Private Umwege oder Unterbrechungen auf dem Weg zwischen Wohnung und Arbeitsstätte gelten als eigenwirtschaftlich und unterbrechen den Schutz. Nach Abschluss der privaten Erledigung und Rückkehr auf den direkten Weg kann der Schutz wieder einsetzen.
Wie wird Homeoffice beim Thema eigenwirtschaftliche Verrichtung beurteilt?
Im Homeoffice sind Tätigkeiten versichert, die unmittelbar der Arbeitsausführung dienen.
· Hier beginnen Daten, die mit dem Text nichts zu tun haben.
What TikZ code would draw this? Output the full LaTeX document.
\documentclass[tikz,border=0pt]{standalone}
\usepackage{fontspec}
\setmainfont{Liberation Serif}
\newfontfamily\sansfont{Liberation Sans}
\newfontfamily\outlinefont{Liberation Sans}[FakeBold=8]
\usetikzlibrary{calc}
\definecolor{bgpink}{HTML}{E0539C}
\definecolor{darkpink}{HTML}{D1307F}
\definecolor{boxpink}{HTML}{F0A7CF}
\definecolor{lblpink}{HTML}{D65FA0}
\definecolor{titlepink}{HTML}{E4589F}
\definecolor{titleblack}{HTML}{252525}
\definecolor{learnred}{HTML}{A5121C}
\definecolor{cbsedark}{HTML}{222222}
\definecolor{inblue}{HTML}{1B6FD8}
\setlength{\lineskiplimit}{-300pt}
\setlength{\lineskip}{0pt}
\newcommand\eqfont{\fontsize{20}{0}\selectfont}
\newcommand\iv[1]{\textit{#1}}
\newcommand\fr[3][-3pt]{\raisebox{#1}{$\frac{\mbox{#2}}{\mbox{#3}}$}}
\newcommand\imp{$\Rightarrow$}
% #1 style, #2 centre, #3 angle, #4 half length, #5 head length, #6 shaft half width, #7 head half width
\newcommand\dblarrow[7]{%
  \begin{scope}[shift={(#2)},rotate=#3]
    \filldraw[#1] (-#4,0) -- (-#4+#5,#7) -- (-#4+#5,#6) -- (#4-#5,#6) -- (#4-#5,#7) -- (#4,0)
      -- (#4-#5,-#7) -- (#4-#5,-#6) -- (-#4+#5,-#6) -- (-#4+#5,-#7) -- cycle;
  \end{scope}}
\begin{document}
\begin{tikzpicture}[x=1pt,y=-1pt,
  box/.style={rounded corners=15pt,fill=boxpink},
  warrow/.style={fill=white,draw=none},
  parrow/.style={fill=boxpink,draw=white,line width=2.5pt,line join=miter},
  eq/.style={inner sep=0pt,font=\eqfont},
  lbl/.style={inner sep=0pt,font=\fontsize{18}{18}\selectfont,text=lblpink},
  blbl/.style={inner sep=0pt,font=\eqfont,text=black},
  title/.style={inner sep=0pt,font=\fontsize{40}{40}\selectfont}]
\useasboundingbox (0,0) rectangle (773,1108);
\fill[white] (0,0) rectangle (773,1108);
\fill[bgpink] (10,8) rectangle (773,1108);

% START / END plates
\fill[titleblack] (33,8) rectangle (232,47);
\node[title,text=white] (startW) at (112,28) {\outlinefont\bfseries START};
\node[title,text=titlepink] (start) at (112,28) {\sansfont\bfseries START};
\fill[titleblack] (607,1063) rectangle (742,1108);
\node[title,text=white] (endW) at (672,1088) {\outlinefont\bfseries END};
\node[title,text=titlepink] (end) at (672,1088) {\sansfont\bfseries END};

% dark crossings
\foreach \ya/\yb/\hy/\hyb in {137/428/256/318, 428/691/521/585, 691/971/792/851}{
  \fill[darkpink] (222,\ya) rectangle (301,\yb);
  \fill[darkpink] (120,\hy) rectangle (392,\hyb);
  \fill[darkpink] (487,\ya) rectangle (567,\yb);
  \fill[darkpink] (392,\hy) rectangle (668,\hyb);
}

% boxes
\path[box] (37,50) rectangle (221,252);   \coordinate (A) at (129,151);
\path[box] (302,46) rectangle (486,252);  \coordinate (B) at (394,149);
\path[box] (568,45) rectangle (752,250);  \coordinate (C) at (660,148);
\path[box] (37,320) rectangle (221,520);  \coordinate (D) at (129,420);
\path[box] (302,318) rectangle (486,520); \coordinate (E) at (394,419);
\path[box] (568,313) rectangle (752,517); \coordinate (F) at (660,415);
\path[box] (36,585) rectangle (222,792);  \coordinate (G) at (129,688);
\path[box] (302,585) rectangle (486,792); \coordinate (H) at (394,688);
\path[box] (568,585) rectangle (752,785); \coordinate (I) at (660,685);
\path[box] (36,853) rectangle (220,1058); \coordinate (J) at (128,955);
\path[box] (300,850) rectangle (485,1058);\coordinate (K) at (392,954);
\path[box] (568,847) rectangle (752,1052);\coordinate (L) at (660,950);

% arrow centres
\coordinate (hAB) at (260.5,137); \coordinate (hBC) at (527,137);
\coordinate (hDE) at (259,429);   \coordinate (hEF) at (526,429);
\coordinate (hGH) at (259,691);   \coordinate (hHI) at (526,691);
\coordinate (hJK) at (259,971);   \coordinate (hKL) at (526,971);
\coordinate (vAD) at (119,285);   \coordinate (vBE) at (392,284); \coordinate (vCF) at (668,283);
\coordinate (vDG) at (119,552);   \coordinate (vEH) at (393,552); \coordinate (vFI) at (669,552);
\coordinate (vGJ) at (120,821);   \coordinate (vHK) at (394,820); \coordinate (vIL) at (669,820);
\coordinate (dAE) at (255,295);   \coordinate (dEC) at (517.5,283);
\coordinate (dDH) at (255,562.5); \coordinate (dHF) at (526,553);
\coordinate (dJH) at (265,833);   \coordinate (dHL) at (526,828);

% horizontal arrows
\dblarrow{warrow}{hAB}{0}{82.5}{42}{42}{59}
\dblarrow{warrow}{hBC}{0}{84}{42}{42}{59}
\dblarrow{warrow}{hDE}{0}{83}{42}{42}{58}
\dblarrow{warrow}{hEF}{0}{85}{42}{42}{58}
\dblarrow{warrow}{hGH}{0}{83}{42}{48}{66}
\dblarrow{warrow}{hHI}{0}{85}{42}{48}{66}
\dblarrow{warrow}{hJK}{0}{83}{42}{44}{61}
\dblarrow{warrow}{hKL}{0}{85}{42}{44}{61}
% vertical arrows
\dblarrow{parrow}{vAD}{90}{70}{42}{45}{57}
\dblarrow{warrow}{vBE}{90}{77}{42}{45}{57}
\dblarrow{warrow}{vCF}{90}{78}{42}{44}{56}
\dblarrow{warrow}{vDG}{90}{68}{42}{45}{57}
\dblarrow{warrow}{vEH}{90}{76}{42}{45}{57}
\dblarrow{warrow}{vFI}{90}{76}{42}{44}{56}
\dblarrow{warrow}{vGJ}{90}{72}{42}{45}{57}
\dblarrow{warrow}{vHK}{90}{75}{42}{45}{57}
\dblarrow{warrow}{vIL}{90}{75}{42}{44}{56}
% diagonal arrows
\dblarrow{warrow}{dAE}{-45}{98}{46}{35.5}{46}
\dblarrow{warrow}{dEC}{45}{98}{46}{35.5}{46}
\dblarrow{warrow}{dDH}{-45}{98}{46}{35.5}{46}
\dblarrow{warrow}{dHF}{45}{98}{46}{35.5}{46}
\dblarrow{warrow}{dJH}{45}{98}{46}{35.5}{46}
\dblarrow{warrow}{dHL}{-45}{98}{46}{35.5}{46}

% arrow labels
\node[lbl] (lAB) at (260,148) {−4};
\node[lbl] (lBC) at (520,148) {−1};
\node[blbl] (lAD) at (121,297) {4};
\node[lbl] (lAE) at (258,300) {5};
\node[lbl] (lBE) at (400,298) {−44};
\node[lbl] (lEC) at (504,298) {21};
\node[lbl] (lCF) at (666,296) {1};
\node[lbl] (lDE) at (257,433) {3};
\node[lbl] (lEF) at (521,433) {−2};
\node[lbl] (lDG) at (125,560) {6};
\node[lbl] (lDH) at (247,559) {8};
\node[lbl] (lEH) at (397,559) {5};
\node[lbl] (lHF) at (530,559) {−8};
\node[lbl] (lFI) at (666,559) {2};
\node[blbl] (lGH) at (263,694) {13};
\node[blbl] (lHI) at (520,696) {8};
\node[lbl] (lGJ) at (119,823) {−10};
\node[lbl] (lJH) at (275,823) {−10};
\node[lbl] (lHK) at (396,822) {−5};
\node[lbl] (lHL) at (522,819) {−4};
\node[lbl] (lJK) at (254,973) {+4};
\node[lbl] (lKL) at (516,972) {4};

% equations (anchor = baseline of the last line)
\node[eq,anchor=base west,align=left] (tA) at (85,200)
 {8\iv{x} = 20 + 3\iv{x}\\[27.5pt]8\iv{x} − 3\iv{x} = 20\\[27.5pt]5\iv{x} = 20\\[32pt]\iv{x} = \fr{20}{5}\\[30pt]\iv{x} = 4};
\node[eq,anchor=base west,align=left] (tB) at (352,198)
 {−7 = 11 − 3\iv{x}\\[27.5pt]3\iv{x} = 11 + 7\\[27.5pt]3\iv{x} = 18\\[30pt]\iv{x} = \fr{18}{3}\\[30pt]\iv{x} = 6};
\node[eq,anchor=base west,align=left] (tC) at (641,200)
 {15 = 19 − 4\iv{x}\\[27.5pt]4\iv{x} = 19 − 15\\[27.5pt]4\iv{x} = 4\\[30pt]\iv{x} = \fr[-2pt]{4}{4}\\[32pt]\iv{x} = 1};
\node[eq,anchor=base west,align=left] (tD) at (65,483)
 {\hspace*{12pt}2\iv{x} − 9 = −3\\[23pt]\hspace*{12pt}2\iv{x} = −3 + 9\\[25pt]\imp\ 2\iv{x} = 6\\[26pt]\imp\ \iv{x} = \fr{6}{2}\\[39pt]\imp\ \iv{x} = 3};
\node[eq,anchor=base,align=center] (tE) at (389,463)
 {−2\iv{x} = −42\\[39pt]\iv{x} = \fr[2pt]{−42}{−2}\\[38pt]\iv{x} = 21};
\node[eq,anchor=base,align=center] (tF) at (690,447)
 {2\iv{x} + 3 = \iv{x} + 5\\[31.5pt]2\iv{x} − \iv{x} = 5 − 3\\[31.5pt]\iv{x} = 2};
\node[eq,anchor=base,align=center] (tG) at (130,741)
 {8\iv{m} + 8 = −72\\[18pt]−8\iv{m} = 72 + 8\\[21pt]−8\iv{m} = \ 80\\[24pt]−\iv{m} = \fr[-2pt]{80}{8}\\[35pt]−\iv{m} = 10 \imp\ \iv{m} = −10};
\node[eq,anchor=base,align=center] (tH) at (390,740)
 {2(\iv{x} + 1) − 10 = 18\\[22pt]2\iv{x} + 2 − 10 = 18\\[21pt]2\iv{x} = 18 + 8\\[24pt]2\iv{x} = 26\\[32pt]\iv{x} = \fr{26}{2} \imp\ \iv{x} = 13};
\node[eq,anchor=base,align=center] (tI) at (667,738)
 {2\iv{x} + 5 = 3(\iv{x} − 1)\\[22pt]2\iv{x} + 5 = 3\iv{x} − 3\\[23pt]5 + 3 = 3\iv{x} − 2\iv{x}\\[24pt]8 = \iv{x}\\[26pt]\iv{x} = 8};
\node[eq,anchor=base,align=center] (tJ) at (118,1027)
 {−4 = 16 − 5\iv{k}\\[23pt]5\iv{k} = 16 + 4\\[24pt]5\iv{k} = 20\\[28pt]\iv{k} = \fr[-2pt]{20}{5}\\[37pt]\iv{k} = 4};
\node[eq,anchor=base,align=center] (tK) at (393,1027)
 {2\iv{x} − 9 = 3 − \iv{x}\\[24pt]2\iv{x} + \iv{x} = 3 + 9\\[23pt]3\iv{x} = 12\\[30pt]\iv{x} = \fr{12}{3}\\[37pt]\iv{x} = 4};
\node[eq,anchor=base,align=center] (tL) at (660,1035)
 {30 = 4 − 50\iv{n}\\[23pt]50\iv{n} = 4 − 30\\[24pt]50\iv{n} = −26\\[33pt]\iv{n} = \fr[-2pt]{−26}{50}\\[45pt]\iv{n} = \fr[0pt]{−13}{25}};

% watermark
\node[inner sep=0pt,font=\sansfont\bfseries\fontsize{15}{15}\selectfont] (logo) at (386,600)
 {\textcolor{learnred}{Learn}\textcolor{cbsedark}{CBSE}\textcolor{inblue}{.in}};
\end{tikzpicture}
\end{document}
Haushaltsnahe Verrichtungen wie Kochen oder Wäsche gelten als privat. Wege innerhalb der Wohnung können je nach Bezug zur Arbeitsaufnahme oder -ausführung unterschiedlich bewertet werden.
Was sind gemischte Tätigkeiten und wie werden sie eingeordnet?
Gemischte Tätigkeiten verfolgen zugleich private und dienstliche Zwecke. Lässt sich trennen, wird jeder Abschnitt gesondert beurteilt. Ist keine Trennung möglich, entscheidet der überwiegende Zweck. Überwiegt der private Zweck, liegt eigenwirtschaftliches Handeln vor.
Gilt die Einordnung auch für Schülerinnen, Schüler und Kinder in Betreuung?
Ja. Tätigkeiten innerhalb des organisatorischen Verantwortungsbereichs der Einrichtung können umfasst sein. Eigenwirtschaftliche Handlungen wie Essen oder private Beschäftigung in Pausen sind jedoch grundsätzlich privat.
Welche Rolle spielen betriebliche Weisungen bei der Abgrenzung?
Weisungen und die Einbindung in betriebliche Abläufe sprechen dafür, dass eine Handlung dienstlichen Zwecken dient. Fehlt dieser Bezug und überwiegt ein persönlicher Zweck, liegt regelmäßig eine eigenwirtschaftliche Verrichtung vor.